I told my friend, that at some point, and I don’t know when that is, but at some point we both will have to reconcile these conflicting realities. At some point in the future, we will be able to not feel so sad with our loss and instead feel happy with the time we had with them.
We talked about how it seems that life goes on for the people around us. I know they are grieving too, but my friend and I are stuck in this river of limbo, trying to swim to shore and join everyone but afraid to move, to breath, to reconcile our “what if’s” and “I should have” done this or that and maybe this awful thing would not have happened.
How do we reconcile this? How do we get to the point where we can say their names without breaking down, without feeling down, without falling down? I know I just want to be able to say Erik’s name without tears filling my eyes. I want to be able to talk about Erik without the debilitating weight crashing down on my chest. I want to be able to go in his room and not get stuck in there looking for some indication that this is an awful joke. I want to be able to wash his pile of dirty laundry that still sits in the corner where he left it. This is pure agony.
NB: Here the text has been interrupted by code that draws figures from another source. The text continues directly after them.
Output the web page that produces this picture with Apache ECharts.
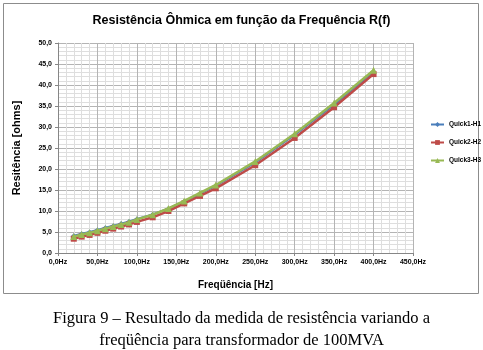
<!DOCTYPE html>
<html><head><meta charset="utf-8">
<script src="https://cdn.jsdelivr.net/npm/echarts@6/dist/echarts.min.js"></script>
<style>html,body{margin:0;padding:0;background:#fff;}#c{width:483px;height:350px;}</style>
</head><body><div id="c"></div>
<script>
const freqs = [20,30,40,50,60,70,80,90,100,120,140,160,180,200,250,300,350,400];
const quick1 = [4.1,4.6,5.0,5.5,6.0,6.5,7.0,7.5,8.1,9.2,10.6,12.3,14.1,16.0,21.5,28.1,35.3,43.2];
const quick2 = [3.4,3.9,4.3,4.8,5.3,5.8,6.3,6.8,7.4,8.5,10.0,11.8,13.6,15.4,20.9,27.4,34.7,42.6];
const quick3 = [3.9,4.4,4.8,5.3,5.8,6.3,6.8,7.3,8.0,9.1,10.6,12.4,14.3,16.2,21.8,28.4,35.7,43.5];
const seriesNames = ['Quick1-H1','Quick2-H2','Quick3-H3'];
const titleText = 'Resistência Ôhmica em função da Frequência R(f)';
const yTitle = 'Resitência [ohms]';
const xTitle = 'Freqüência [Hz]';
const caption1 = 'Figura 9 – Resultado da medida de resistência variando a';
const caption2 = 'freqüência para transformador de 100MVA';

const pair = arr => freqs.map((f,i)=>[f,arr[i]]);
const chart = echarts.init(document.getElementById('c'), null, {renderer:'canvas'});
const fmt1 = v => v.toFixed(1).replace('.',',');
chart.setOption({
  animation:false,
  title:[
    {text:titleText,left:'center',top:9,textStyle:{fontFamily:'Liberation Sans',fontSize:12.5,fontWeight:'bold',color:'#000'}},
    {text:caption1,left:'center',top:305,textStyle:{fontFamily:'Liberation Serif',fontSize:16.5,fontWeight:'normal',color:'#000'}},
    {text:caption2,left:'center',top:327,textStyle:{fontFamily:'Liberation Serif',fontSize:16.5,fontWeight:'normal',color:'#000'}}
  ],
  graphic:[{type:'rect',shape:{x:3.5,y:3.5,width:475,height:290},style:{fill:'none',stroke:'#8c8c8c',lineWidth:1},silent:true,z:-1}],
  legend:{orient:'vertical',left:425,top:116,itemGap:11,itemWidth:13,itemHeight:6,
    textStyle:{fontFamily:'Liberation Sans',fontSize:6.5,fontWeight:'bold',color:'#000'},
    data:seriesNames},
  grid:{left:58,right:70,top:43,bottom:97},
  xAxis:{type:'value',min:0,max:450,interval:50,
    name:xTitle,nameLocation:'middle',nameGap:27,
    nameTextStyle:{fontFamily:'Liberation Sans',fontSize:10,fontWeight:'bold',color:'#000'},
    axisLine:{lineStyle:{color:'#868686'}},
    axisTick:{show:true,length:3,lineStyle:{color:'#868686'}},
    axisLabel:{formatter:v=>fmt1(v)+'Hz',fontFamily:'Liberation Sans',fontSize:7,fontWeight:'bold',color:'#000',margin:6},
    splitLine:{show:true,lineStyle:{color:'#b4b4b4',width:1}},
    minorTick:{show:false,splitNumber:5},
    minorSplitLine:{show:true,lineStyle:{color:'#dedede',width:1}}
  },
  yAxis:{type:'value',min:0,max:50,interval:5,
    name:yTitle,nameLocation:'middle',nameGap:36,
    nameTextStyle:{fontFamily:'Liberation Sans',fontSize:11,fontWeight:'bold',color:'#000'},
    axisLine:{show:true,lineStyle:{color:'#868686'}},
    axisTick:{show:true,length:3,lineStyle:{color:'#868686'}},
    axisLabel:{formatter:v=>fmt1(v),fontFamily:'Liberation Sans',fontSize:7,fontWeight:'bold',color:'#000',margin:6},
    splitLine:{show:true,lineStyle:{color:'#b4b4b4',width:1}},
    minorTick:{show:false,splitNumber:5},
    minorSplitLine:{show:true,lineStyle:{color:'#dedede',width:1}}
  },
  series:[
    {name:seriesNames[0],type:'line',data:pair(quick1),color:'#4a7ebb',symbol:'diamond',symbolSize:5,lineStyle:{width:2},z:2},
    {name:seriesNames[1],type:'line',data:pair(quick2),color:'#be4b48',symbol:'rect',symbolSize:6,lineStyle:{width:2.5},z:3},
    {name:seriesNames[2],type:'line',data:pair(quick3),color:'#98b954',symbol:'triangle',symbolSize:7,lineStyle:{width:2.5},z:4}
  ]
});
</script></body></html>
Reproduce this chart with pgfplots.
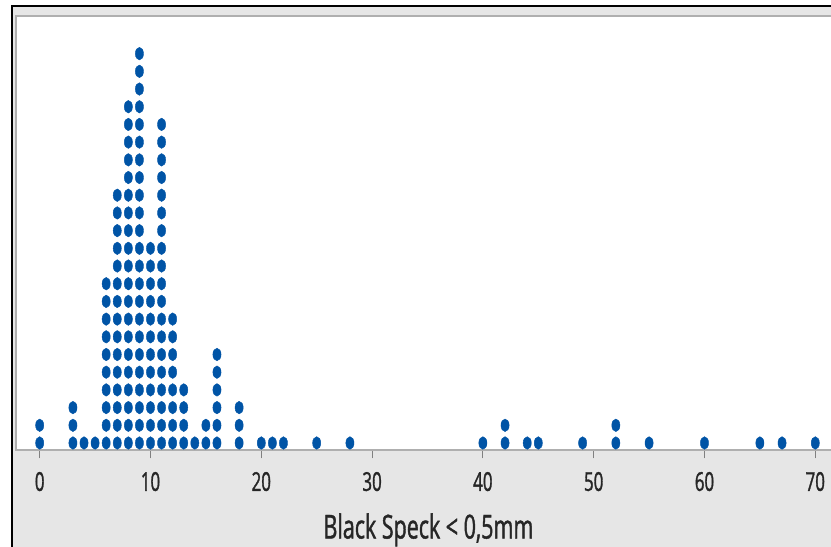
\documentclass[border=0pt]{standalone}
\usepackage{pgfplots}
\pgfplotsset{compat=1.18}
\usepackage{fontspec}
\setmainfont{Open Sans}[FakeStretch=0.65, FakeBold=1.2]
\definecolor{dotblue}{RGB}{0,84,166}
\definecolor{panelgray}{RGB}{230,230,230}
\definecolor{framegray}{RGB}{175,175,175}

\pgfplotstableread{
x y
0 1
0 2
3 1
3 2
3 3
4 1
5 1
6 1
6 2
6 3
6 4
6 5
6 6
6 7
6 8
6 9
6 10
7 1
7 2
7 3
7 4
7 5
7 6
7 7
7 8
7 9
7 10
7 11
7 12
7 13
7 14
7 15
8 1
8 2
8 3
8 4
8 5
8 6
8 7
8 8
8 9
8 10
8 11
8 12
8 13
8 14
8 15
8 16
8 17
8 18
8 19
8 20
9 1
9 2
9 3
9 4
9 5
9 6
9 7
9 8
9 9
9 10
9 11
9 12
9 13
9 14
9 15
9 16
9 17
9 18
9 19
9 20
9 21
9 22
9 23
10 1
10 2
10 3
10 4
10 5
10 6
10 7
10 8
10 9
10 10
10 11
10 12
11 1
11 2
11 3
11 4
11 5
11 6
11 7
11 8
11 9
11 10
11 11
11 12
11 13
11 14
11 15
11 16
11 17
11 18
11 19
12 1
12 2
12 3
12 4
12 5
12 6
12 7
12 8
13 1
13 2
13 3
13 4
14 1
15 1
15 2
16 1
16 2
16 3
16 4
16 5
16 6
18 1
18 2
18 3
20 1
21 1
22 1
25 1
28 1
40 1
42 1
42 2
44 1
45 1
49 1
52 1
52 2
55 1
60 1
65 1
67 1
70 1
}\specks

\begin{document}
\begin{tikzpicture}[x=1bp,y=1bp]
% screenshot frame and panel
\fill[white] (0,0) rectangle (831,547);
\fill[panelgray] (12,0) rectangle (840,541);
\draw[black, line width=1.8bp] (12,-2) -- (12,541) -- (840,541);
\begin{axis}[
  at={(16bp,96.5bp)}, anchor=south west,
  scale only axis,
  width=820bp, height=434bp,
  xmin=-2.139, xmax=71.87,
  ymin=0.576, ymax=25.10,
  axis background/.style={fill=white},
  axis line style={draw=framegray, line width=2bp},
  xtick={0,10,...,70},
  ytick=\empty,
  xtick pos=left,
  tick align=outside,
  major tick length=8bp,
  tick style={draw=gray, line width=1bp},
  /pgf/number format/assume math mode=true,
  xticklabel style={font=\fontsize{26bp}{30bp}\selectfont, text=black!85, yshift=-10bp},
  xlabel={Black Speck < 0,5mm},
  xlabel style={font=\fontsize{33bp}{38bp}\selectfont, text=black!85,
    at={(axis description cs:0.503,-0.2028)}, anchor=base},
]
\addplot[only marks, color=dotblue, mark=*, mark size=6.3bp,
  mark options={xscale=0.65, fill=dotblue, draw=none}] table {\specks};
\end{axis}
\pgfresetboundingbox
\path (0,0) rectangle (831,547);
\end{tikzpicture}
\end{document}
People tell us that it will get easier in time. Logically thinking, I suppose that is true. But emotionally and physically I feel like a different person, a broken person. I just want to get through this grieving process. I want to feel like myself again. I don’t think that will ever happen though.
I try to find ways to keep myself busy. I have a few projects that I am working on that help keep me occupied. Still Erik consumes my thoughts.
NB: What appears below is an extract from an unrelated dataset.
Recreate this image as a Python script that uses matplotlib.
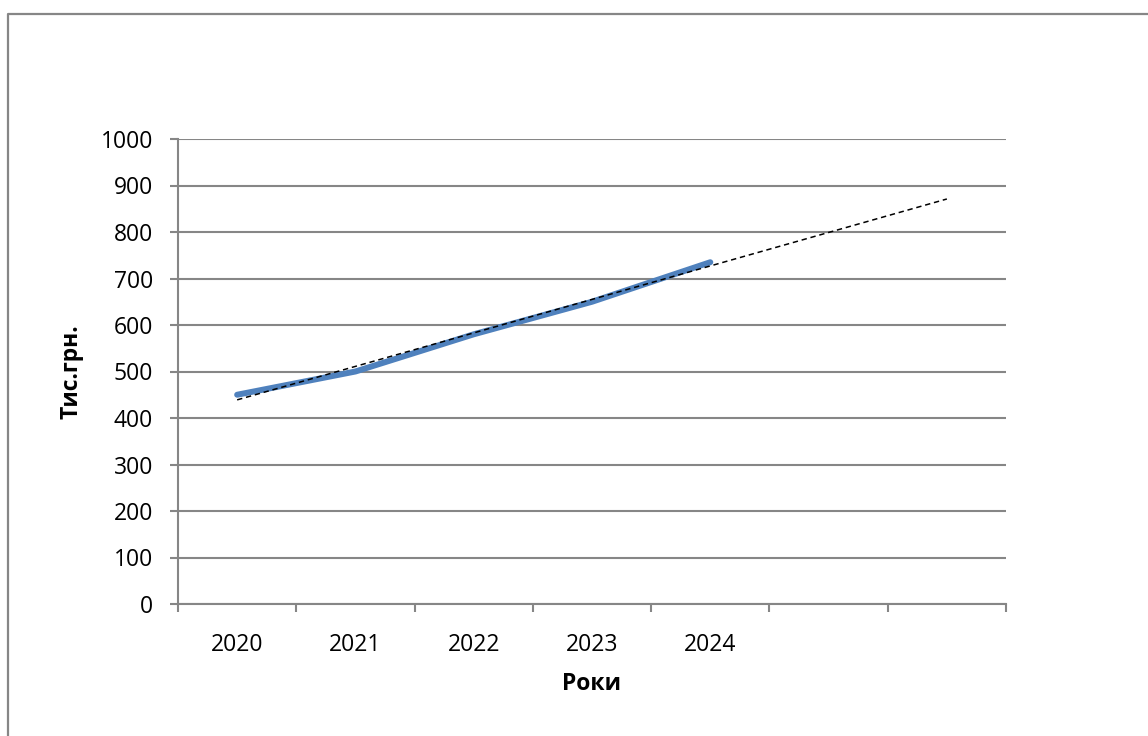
import matplotlib

matplotlib.use("Agg")
import matplotlib.pyplot as plt
from matplotlib.lines import Line2D
import numpy as np

years = ["2020", "2021", "2022", "2023", "2024"]
values = [450, 500, 580, 650, 735]
forecast_periods = 2
y_ticks = [0, 100, 200, 300, 400, 500, 600, 700, 800, 900, 1000]
x_label = "Роки"
y_label = "Тис.грн."

plt.rcParams["font.family"] = ["Open Sans", "DejaVu Sans"]

grey = "#868686"
fig = plt.figure(figsize=(11.48, 7.36), dpi=100)
ax = fig.add_axes([178 / 1148, 132 / 736, 828 / 1148, 465 / 736])

positions = np.arange(len(years))
ax.plot(positions, values, color="#4F81BD", linewidth=4.3,
        solid_capstyle="round", solid_joinstyle="round", zorder=3)

# linear trend line, extended forward like Excel's forecast option
slope, intercept = np.polyfit(positions, values, 1)
trend_x = np.array([0, len(years) - 1 + forecast_periods])
ax.plot(trend_x, slope * trend_x + intercept, color="black",
        linewidth=1.1, linestyle=(0, (3.5, 2.5)), zorder=4)

n_slots = len(years) + forecast_periods
ax.set_xlim(-0.5, n_slots - 0.5)
ax.set_ylim(0, 1000)
ax.set_yticks(y_ticks)
ax.set_xticks(positions)
ax.set_xticklabels(years)
ax.set_xticks(np.arange(n_slots + 1) - 0.5, minor=True)

ax.tick_params(axis="x", which="major", length=0, labelsize=16.5, pad=21)
ax.tick_params(axis="x", which="minor", length=6, width=1.5, color=grey)
ax.tick_params(axis="y", length=6, width=1.5, color=grey,
               labelsize=16.5, pad=12)

ax.grid(axis="y", color=grey, linewidth=1.5)
ax.set_axisbelow(True)
for side in ["top", "right"]:
    ax.spines[side].set_visible(False)
for side in ["left", "bottom"]:
    ax.spines[side].set_color(grey)
    ax.spines[side].set_linewidth(1.5)

ax.set_xlabel(x_label, fontsize=16.5, fontweight="bold", labelpad=11)
ax.set_ylabel(y_label, fontsize=16.5, fontweight="bold", labelpad=12)

# chart-area frame (only top and left edges are visible in the crop)
fig.add_artist(Line2D([8 / 1148, 8 / 1148, 1.0],
                      [0.0, 1 - 14 / 736, 1 - 14 / 736],
                      transform=fig.transFigure, color=grey,
                      linewidth=1.6))

fig.savefig("out.png", dpi=100)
I have been reading about acceptance and loss, talking about it with people who have been through it, and talking to a counselor. All of that helps, but there is no cure for this sorrow. No one says that though. Often I hear that time will heal. How much time, no one can say which is frustrating. How does time heal the part of my heart and my soul that is forever fragmented? How do I heal? How in the world do I accept that Erik is gone?
I wish I had an easy answer to that question. But there is no easy answer. Every morning I get up and think about how I am going to get through day. Every night I cry because I miss him.
The truth right now is I don’t want to accept it. I don’t want to accept that I will never see him start his own auto repair business, or do 360’s on his BMX bike, or meet the love of his life, or get married. I don’t want to accept that he never knew the joy of having children or that I will never be a grandmother. I don’t want to accept that his brother has lost his only sibling. I don’t want to accept that twenty years with Erik is all that we get. It’s not fair. It’s not right. Grieving the death of your child upsets the natural order of life. It’s not supposed to be this way. It sucks! I hate feeling like this!
And there it is… a paradox. I cannot accept he is gone because I don’t want to accept he is gone. I cannot accept he is gone because I am doing everything to keep him alive in my mind.
If I look back to that first week six months ago, I want to say that I am better now than I was then. But honestly, better is not really the right word. I am different than I was then. I am a different person. That one moment in time changed me forever, physically, mentally, and emotionally.
I struggle every day to wake up from this nightmare. I want to accept Erik is gone so that I can move forward past all of this sorrow that weighs down my heart. Yet, I don’t want to accept this horrible truth because then, no matter how insane this sounds, all hope is gone that he just might walk in the front door again as if he had simply been away on a long trip and forgot to send a postcard home to let me know where he was.
This is an excruciatingly painful existence between fact and fiction, acceptance and denial.
This is the conflicted world I live in.